A portion of the four-storey, 49-unit building at 130 McCurdy Road will be reserved for youth aged 19 to 24, as recommended by the City of Kelowna’s Journey Home Strategy.
“Through strong partnerships, we are starting to make progress with more than 230 supportive homes completed or underway in Kelowna,” Housing Minister Selina Robinson said.
“We know there’s more work to do. People experiencing homelessness deserve the opportunity to build a better life and we will continue to address the need for supportive housing here and in communities throughout the province.”
“BC Housing has successfully housed thousands of people in supportive housing units across the province, including more than 140 people in Kelowna during the past year,” Kelowna Mayor Colin Basran said.
The home’s day-to-day operations will be handled by the Canadian Mental Health Association of Kelowna. It will provide 24-7 support services to residents, including referrals to Interior Health recover programs when necessary.
Residents of the planned new building at McCurdy Road and Rutland Road will be required to sign a program agreement that details expected behaviour and building rules. Residents will pay $375 in rent each month with the province’s social assistance shelter allowance.
“Providing homes with appropriate supports is fundamental to supporting the health and well-being for people who have been homeless for a long time,” CMHA executive director Shelagh Turner said. “Housing stability is the first step in clearing the way so people can thrive and move towards an improved quality of life.”
But not everyone is happy with the plan.
Kelowna-Lake Country MLA Norm Letnick has asked Robinson to “pause” the project.

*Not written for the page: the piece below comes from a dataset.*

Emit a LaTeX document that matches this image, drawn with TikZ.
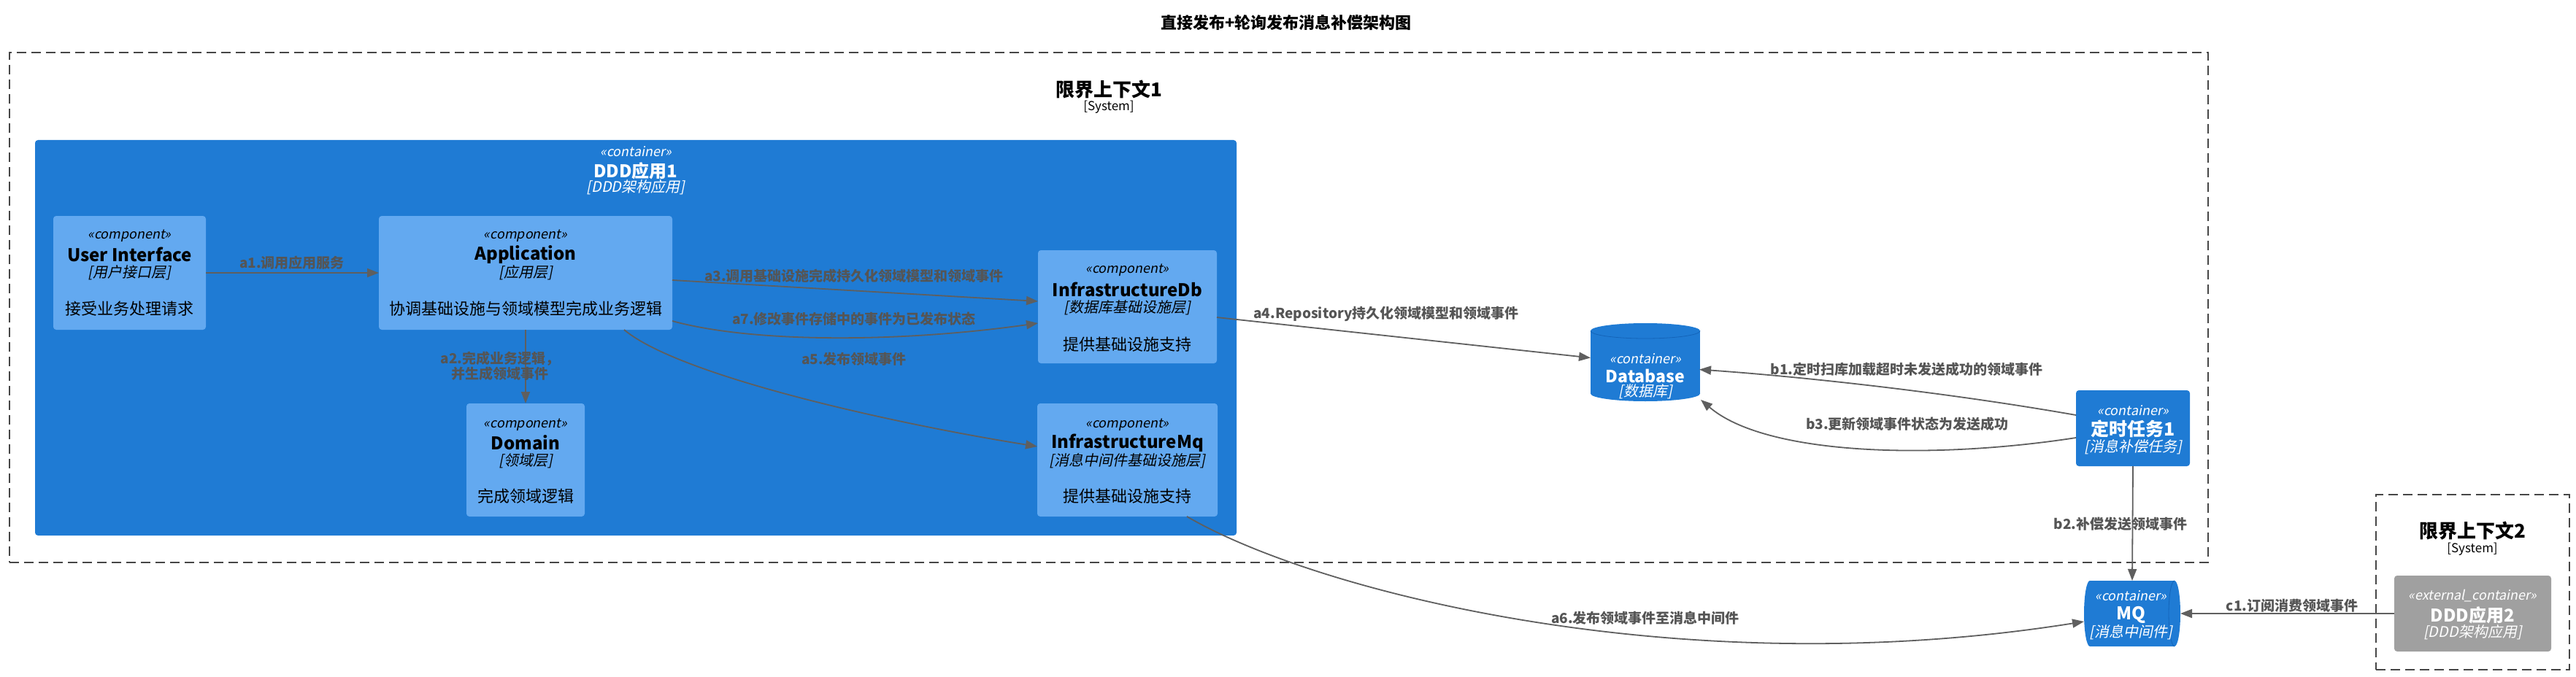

“I am asking you to pause this new supportive housing project until the issues surrounding the existing Rutland projects are resolved to their neighbourhood’s satisfaction or alternatively create housing which has a better chance of meeting with community support,” he said in the open letter to the minister.
Letnick, a long-time volunteer and supporter of housing initiatives, said the province must collaborate with community partners and housing project developers to prove it can house at-risk or individuals who are actively using drugs without impacting the surrounding community.
“Currently that is not the case,” he said.
“The people of Rutland are very generous and caring and have done more than their fair share when it comes to housing the hardest to house,” Letnick said.
Culos Development Group president Mike Culos said his firm has worked closely with the Knights of Columbus for more than 10 years to redevelop the site, which is currently home to the non-profit organization’s hall. In return for the Knights’ sale of the land, it will receive two units in the new building and a new hall.
The site, which was rezoned in 2017 after it was brought to council with Freedoms Door at the helm, was purchased by Culos in a buy-back from the Knights to keep the project alive. BC Housing will purchase the units through the provincial Rental Housing Corporation.
The Freedom’s Door plan—to build a 49-unit building that would have housed graduates of its abstinence-based recovery program—went to a public hearing in September 2017 and more than 300 people attended. At the time, residents argued the location on McCurdy Road was too close to schools and community amenities to safely house vulnerable people. But Freedom’s Door also had a lot of support during the four-hour public hearing.
Kelowna city councillors will discuss issuing a development permit for the new B.C. Housing structure Monday at its regular weekly council meeting.
A public information meeting will be held regarding the B.C. Housing plan June 26 at the Rutland Centennial Hall on starting at 5:30 p.m.